→ Exercise:
Transcribe the lines below verbatim, skipping the images.

□ □ □ □ □

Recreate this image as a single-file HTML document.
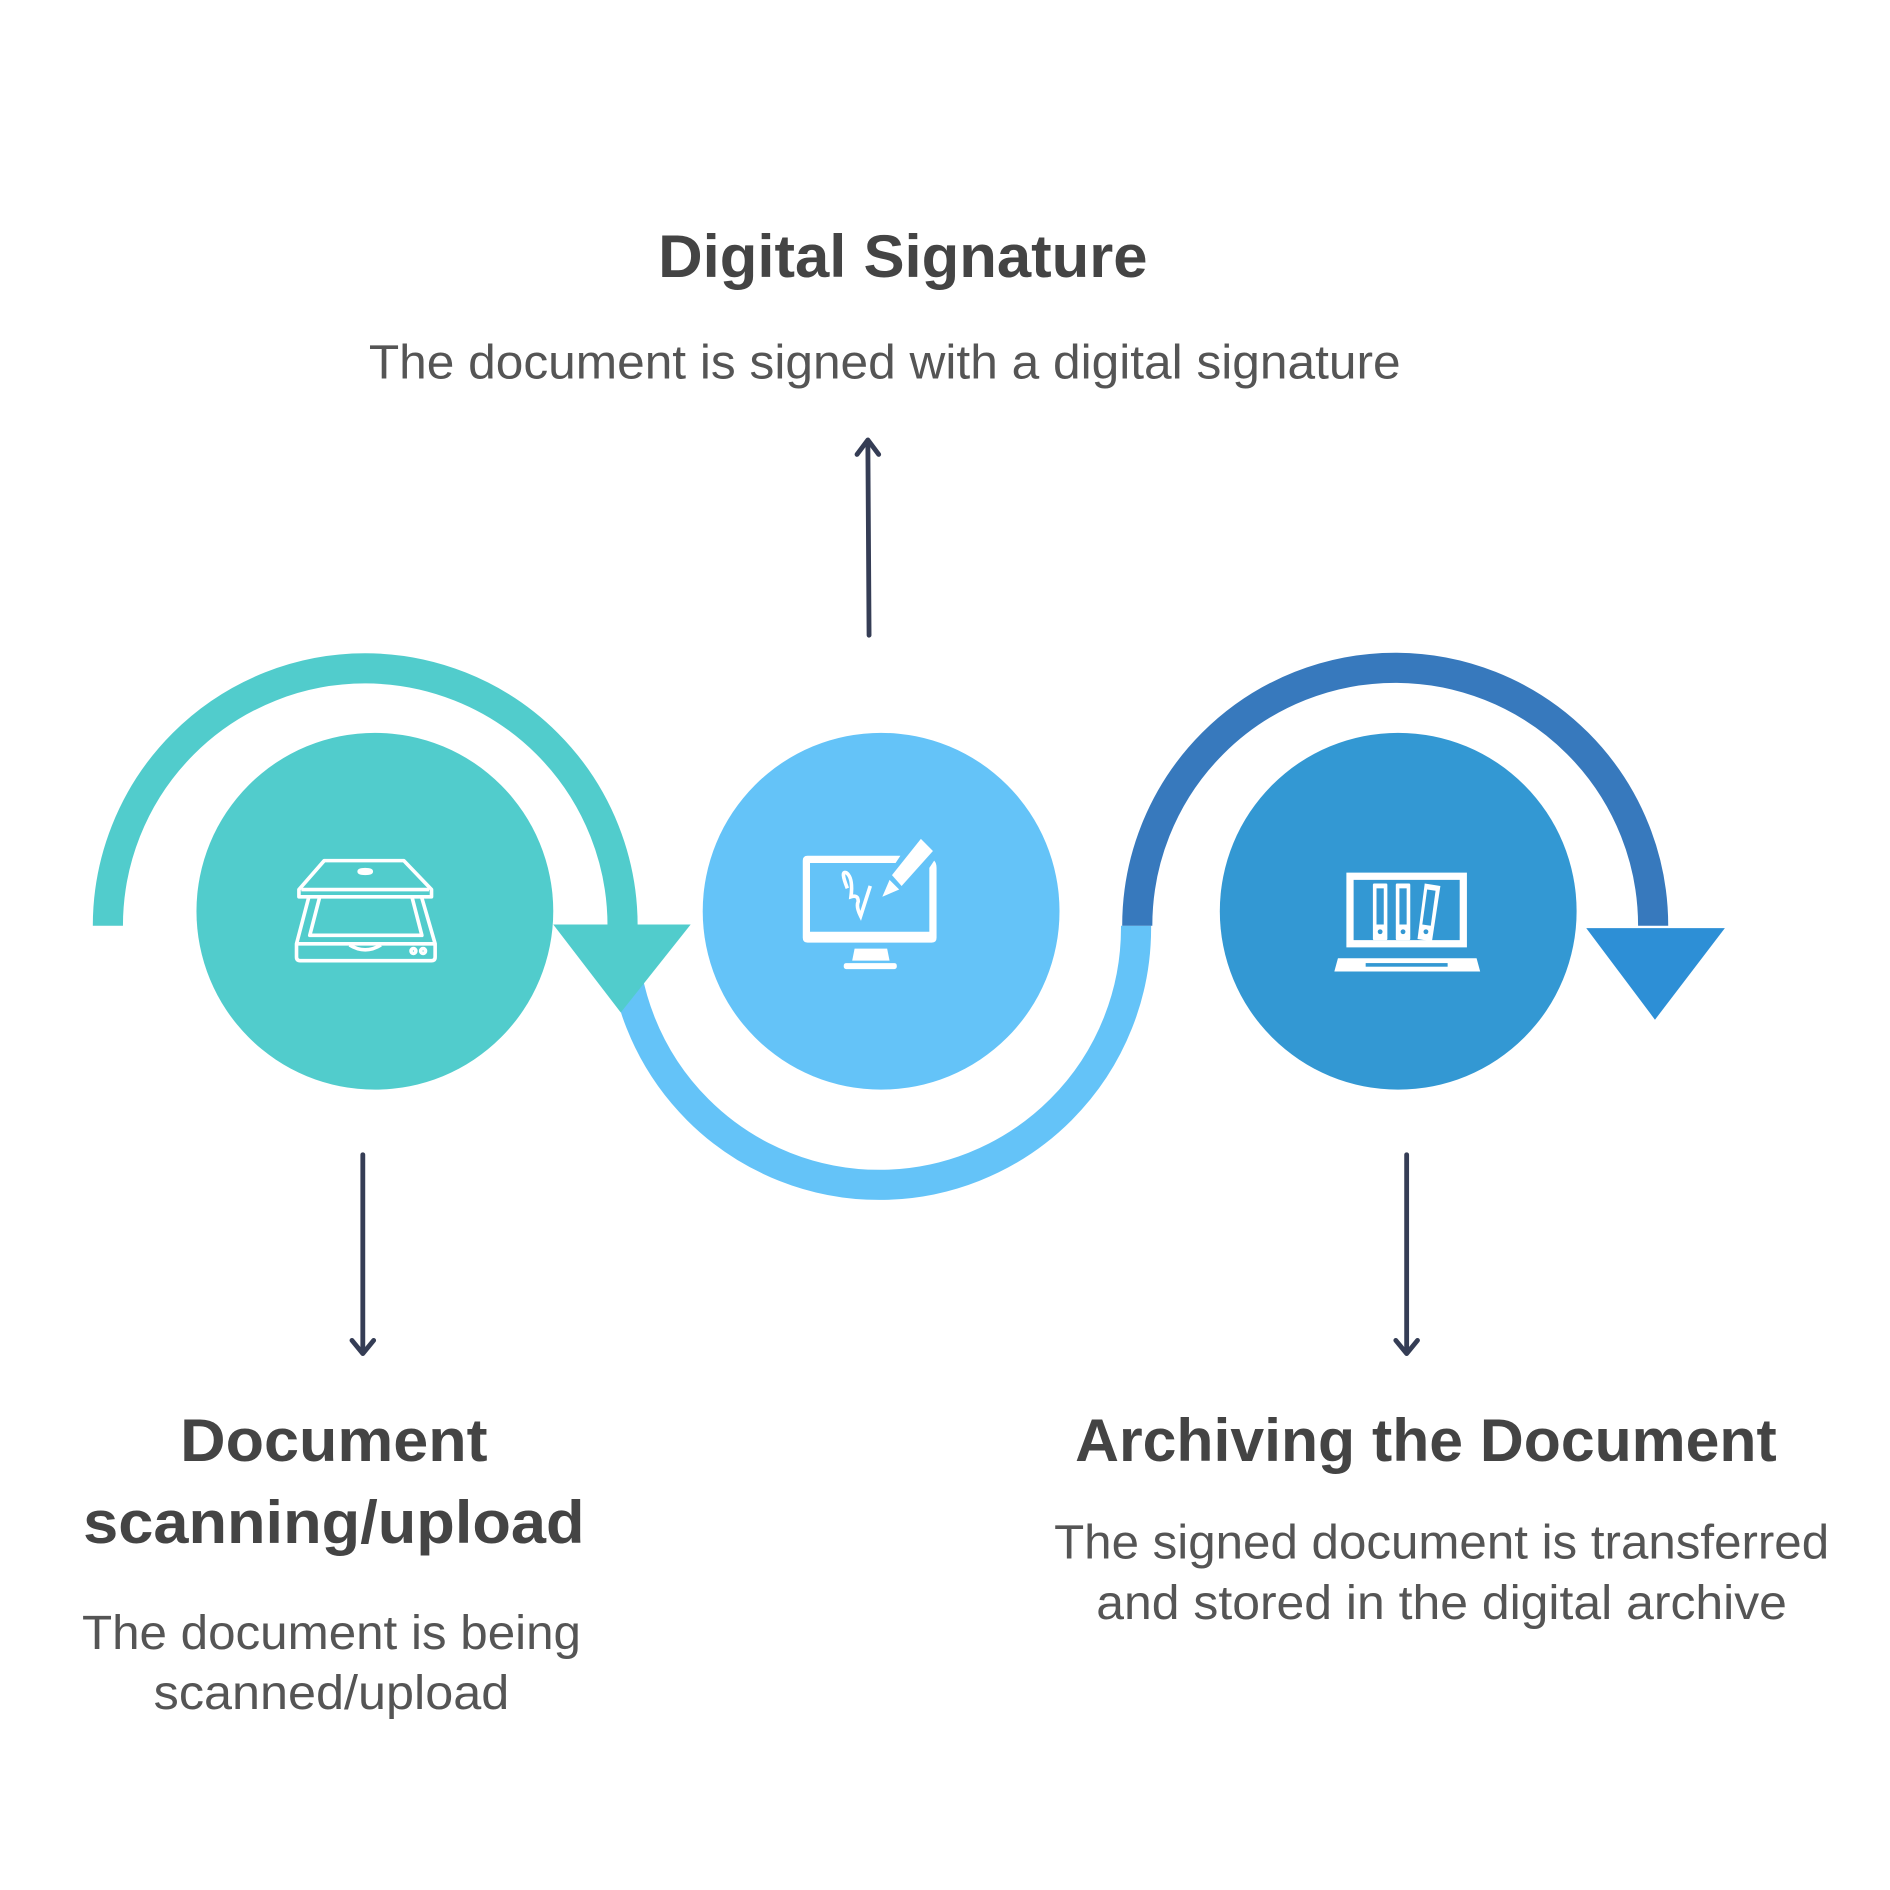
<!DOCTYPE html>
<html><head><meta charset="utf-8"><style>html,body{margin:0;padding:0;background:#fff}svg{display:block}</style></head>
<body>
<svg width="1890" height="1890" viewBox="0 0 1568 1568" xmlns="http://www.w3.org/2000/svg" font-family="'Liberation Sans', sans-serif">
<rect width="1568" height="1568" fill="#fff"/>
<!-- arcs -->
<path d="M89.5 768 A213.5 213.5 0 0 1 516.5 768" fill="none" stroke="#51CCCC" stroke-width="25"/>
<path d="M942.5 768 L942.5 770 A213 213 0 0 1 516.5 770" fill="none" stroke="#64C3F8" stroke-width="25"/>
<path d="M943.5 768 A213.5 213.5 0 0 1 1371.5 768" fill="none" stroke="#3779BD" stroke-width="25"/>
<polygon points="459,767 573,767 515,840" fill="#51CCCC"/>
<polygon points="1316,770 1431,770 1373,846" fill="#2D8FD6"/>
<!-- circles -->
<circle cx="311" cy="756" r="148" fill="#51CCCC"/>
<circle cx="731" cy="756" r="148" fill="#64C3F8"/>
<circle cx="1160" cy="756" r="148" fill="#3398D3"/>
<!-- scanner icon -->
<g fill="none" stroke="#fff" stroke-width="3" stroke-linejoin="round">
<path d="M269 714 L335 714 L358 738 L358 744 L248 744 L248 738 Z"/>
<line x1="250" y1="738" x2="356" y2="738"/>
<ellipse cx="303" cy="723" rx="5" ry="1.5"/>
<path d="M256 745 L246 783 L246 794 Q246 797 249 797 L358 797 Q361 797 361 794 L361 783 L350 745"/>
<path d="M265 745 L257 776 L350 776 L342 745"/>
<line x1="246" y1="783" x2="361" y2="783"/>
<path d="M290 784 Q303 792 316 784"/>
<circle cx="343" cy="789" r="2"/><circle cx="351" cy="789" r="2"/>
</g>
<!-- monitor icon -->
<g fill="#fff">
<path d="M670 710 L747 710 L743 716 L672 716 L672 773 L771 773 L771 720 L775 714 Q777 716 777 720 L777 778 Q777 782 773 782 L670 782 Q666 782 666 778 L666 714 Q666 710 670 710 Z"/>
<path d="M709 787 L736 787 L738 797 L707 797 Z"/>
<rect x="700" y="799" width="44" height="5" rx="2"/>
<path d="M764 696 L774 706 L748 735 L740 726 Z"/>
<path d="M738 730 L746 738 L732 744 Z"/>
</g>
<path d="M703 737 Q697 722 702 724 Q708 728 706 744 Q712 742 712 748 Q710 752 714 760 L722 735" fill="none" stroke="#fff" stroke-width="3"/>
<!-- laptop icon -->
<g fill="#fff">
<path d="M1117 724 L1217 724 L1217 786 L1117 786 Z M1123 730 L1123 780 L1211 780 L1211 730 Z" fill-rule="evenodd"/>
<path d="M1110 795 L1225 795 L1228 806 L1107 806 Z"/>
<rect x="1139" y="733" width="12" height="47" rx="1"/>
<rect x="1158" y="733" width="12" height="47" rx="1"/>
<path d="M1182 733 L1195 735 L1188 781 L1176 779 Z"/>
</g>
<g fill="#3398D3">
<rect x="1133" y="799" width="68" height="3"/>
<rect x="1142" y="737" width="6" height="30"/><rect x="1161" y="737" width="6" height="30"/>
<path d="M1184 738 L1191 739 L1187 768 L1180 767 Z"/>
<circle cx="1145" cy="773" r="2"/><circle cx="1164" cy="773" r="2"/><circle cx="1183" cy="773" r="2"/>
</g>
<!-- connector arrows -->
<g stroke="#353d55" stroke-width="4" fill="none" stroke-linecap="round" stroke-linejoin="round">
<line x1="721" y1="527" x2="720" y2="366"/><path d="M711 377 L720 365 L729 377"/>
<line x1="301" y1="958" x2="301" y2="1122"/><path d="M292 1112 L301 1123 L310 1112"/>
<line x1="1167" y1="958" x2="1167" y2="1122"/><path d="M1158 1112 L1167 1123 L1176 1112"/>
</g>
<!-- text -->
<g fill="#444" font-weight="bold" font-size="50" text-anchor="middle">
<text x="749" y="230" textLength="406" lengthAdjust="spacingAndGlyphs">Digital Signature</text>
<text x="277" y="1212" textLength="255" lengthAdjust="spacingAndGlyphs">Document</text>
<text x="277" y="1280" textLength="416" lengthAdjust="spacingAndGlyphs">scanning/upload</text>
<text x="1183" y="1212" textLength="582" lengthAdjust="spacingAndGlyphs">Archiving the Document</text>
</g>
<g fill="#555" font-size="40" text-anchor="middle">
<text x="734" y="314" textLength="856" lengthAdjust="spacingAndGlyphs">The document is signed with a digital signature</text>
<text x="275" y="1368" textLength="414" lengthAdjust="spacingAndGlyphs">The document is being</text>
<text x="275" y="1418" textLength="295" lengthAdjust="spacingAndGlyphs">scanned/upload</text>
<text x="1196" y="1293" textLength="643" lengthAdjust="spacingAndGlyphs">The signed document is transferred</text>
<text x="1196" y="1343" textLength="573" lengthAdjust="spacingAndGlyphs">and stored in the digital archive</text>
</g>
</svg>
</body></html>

□ □ □ □ □

→ Answer for this exercise:
Recreate this image as a single-file HTML document.
<!DOCTYPE html>
<html><head><meta charset="utf-8"><style>html,body{margin:0;padding:0;background:#fff}svg{display:block}</style></head>
<body>
<svg width="1890" height="1890" viewBox="0 0 1568 1568" xmlns="http://www.w3.org/2000/svg" font-family="'Liberation Sans', sans-serif">
<rect width="1568" height="1568" fill="#fff"/>
<!-- arcs -->
<path d="M89.5 768 A213.5 213.5 0 0 1 516.5 768" fill="none" stroke="#51CCCC" stroke-width="25"/>
<path d="M942.5 768 L942.5 770 A213 213 0 0 1 516.5 770" fill="none" stroke="#64C3F8" stroke-width="25"/>
<path d="M943.5 768 A213.5 213.5 0 0 1 1371.5 768" fill="none" stroke="#3779BD" stroke-width="25"/>
<polygon points="459,767 573,767 515,840" fill="#51CCCC"/>
<polygon points="1316,770 1431,770 1373,846" fill="#2D8FD6"/>
<!-- circles -->
<circle cx="311" cy="756" r="148" fill="#51CCCC"/>
<circle cx="731" cy="756" r="148" fill="#64C3F8"/>
<circle cx="1160" cy="756" r="148" fill="#3398D3"/>
<!-- scanner icon -->
<g fill="none" stroke="#fff" stroke-width="3" stroke-linejoin="round">
<path d="M269 714 L335 714 L358 738 L358 744 L248 744 L248 738 Z"/>
<line x1="250" y1="738" x2="356" y2="738"/>
<ellipse cx="303" cy="723" rx="5" ry="1.5"/>
<path d="M256 745 L246 783 L246 794 Q246 797 249 797 L358 797 Q361 797 361 794 L361 783 L350 745"/>
<path d="M265 745 L257 776 L350 776 L342 745"/>
<line x1="246" y1="783" x2="361" y2="783"/>
<path d="M290 784 Q303 792 316 784"/>
<circle cx="343" cy="789" r="2"/><circle cx="351" cy="789" r="2"/>
</g>
<!-- monitor icon -->
<g fill="#fff">
<path d="M670 710 L747 710 L743 716 L672 716 L672 773 L771 773 L771 720 L775 714 Q777 716 777 720 L777 778 Q777 782 773 782 L670 782 Q666 782 666 778 L666 714 Q666 710 670 710 Z"/>
<path d="M709 787 L736 787 L738 797 L707 797 Z"/>
<rect x="700" y="799" width="44" height="5" rx="2"/>
<path d="M764 696 L774 706 L748 735 L740 726 Z"/>
<path d="M738 730 L746 738 L732 744 Z"/>
</g>
<path d="M703 737 Q697 722 702 724 Q708 728 706 744 Q712 742 712 748 Q710 752 714 760 L722 735" fill="none" stroke="#fff" stroke-width="3"/>
<!-- laptop icon -->
<g fill="#fff">
<path d="M1117 724 L1217 724 L1217 786 L1117 786 Z M1123 730 L1123 780 L1211 780 L1211 730 Z" fill-rule="evenodd"/>
<path d="M1110 795 L1225 795 L1228 806 L1107 806 Z"/>
<rect x="1139" y="733" width="12" height="47" rx="1"/>
<rect x="1158" y="733" width="12" height="47" rx="1"/>
<path d="M1182 733 L1195 735 L1188 781 L1176 779 Z"/>
</g>
<g fill="#3398D3">
<rect x="1133" y="799" width="68" height="3"/>
<rect x="1142" y="737" width="6" height="30"/><rect x="1161" y="737" width="6" height="30"/>
<path d="M1184 738 L1191 739 L1187 768 L1180 767 Z"/>
<circle cx="1145" cy="773" r="2"/><circle cx="1164" cy="773" r="2"/><circle cx="1183" cy="773" r="2"/>
</g>
<!-- connector arrows -->
<g stroke="#353d55" stroke-width="4" fill="none" stroke-linecap="round" stroke-linejoin="round">
<line x1="721" y1="527" x2="720" y2="366"/><path d="M711 377 L720 365 L729 377"/>
<line x1="301" y1="958" x2="301" y2="1122"/><path d="M292 1112 L301 1123 L310 1112"/>
<line x1="1167" y1="958" x2="1167" y2="1122"/><path d="M1158 1112 L1167 1123 L1176 1112"/>
</g>
<!-- text -->
<g fill="#444" font-weight="bold" font-size="50" text-anchor="middle">
<text x="749" y="230" textLength="406" lengthAdjust="spacingAndGlyphs">Digital Signature</text>
<text x="277" y="1212" textLength="255" lengthAdjust="spacingAndGlyphs">Document</text>
<text x="277" y="1280" textLength="416" lengthAdjust="spacingAndGlyphs">scanning/upload</text>
<text x="1183" y="1212" textLength="582" lengthAdjust="spacingAndGlyphs">Archiving the Document</text>
</g>
<g fill="#555" font-size="40" text-anchor="middle">
<text x="734" y="314" textLength="856" lengthAdjust="spacingAndGlyphs">The document is signed with a digital signature</text>
<text x="275" y="1368" textLength="414" lengthAdjust="spacingAndGlyphs">The document is being</text>
<text x="275" y="1418" textLength="295" lengthAdjust="spacingAndGlyphs">scanned/upload</text>
<text x="1196" y="1293" textLength="643" lengthAdjust="spacingAndGlyphs">The signed document is transferred</text>
<text x="1196" y="1343" textLength="573" lengthAdjust="spacingAndGlyphs">and stored in the digital archive</text>
</g>
</svg>
</body></html>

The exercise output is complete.